国土交通省は、2018年度から直轄の地質調査業務と測量業務でプロポーザル方式の採用を拡大する。建設生産プロセスの上流に当たる地質調査、測量の品質を高めるのが狙い。地質調査では「地質リスク調査検討」、測量では「3次元地形データ」を含む調査にプロポーザル方式を採用する。設計業務に地質調査・測量業者の知見を生かすため、設計業務との異業種JVで発注することも検討する。
2016年度に契約した直轄の測量業務は1607件、地質調査業務は748件。発注方式別に見ると、測量は価格競争の834件(51.9%)と総合評価方式の716件(44.6%)が大半を占める。プロポーザルは3件(0.2%)で、特命随意契約の54件(3.4%)よりも件数が少ない。
地質調査のプロポーザルの採用件数は47件(6.3%)と、測量よりも採用件数は多いが、価格競争(322件、43%)と総合評価(359件、48%)で90%以上を占める構図に変わりはない。
一方、土木関係の設計業務では、プロポーザルの採用件数は2499件と全体の37.5%に上っている。調査・設計業務の運用ガイドラインでは、測量と地質調査にもプロポーザルの採用を認めているが、採用されるのはわずかな件数にとどまっているのが現状だ。

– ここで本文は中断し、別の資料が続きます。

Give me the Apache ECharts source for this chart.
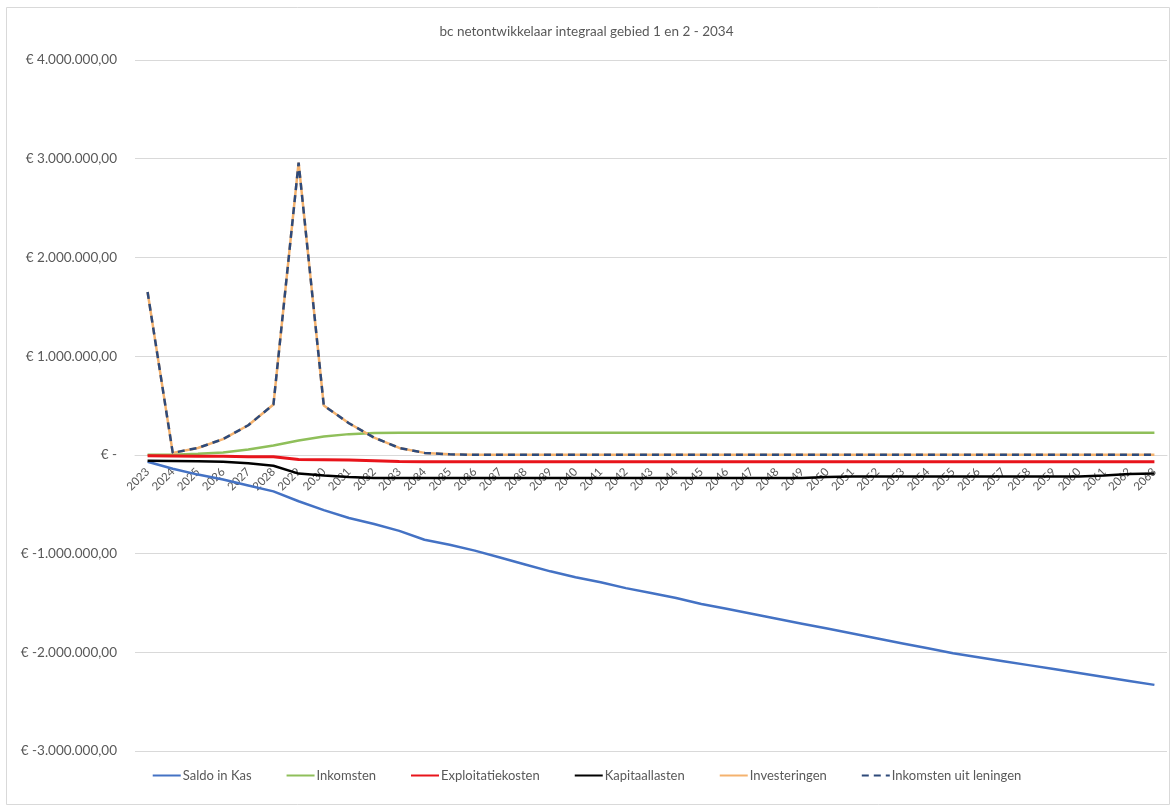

国交省は、2月23日に開いた「調査・設計等分野における品質確保に関する懇談会」で、設計業務のさらに上流にある測量と地質調査の品質を確保するため、より技術力を重視したプロポーザルを採用する方向性を提示。
測量は「3次元地形データ」を対象とし、3次元測量の精度を高めることで、その後の設計、施工段階の3次元データ活用を円滑化。地質調査では、後工程に与える影響の大きい「地質リスク調査検討」で提案を募り、リスクの発現を予見した上で施工に臨む体制を整える。
設計と地質調査、設計と測量の組み合わせで、異業種JVを採用することも検討。異業種間の連携を高めることで、設計・地質調査・測量の各成果の品質向上につなげる。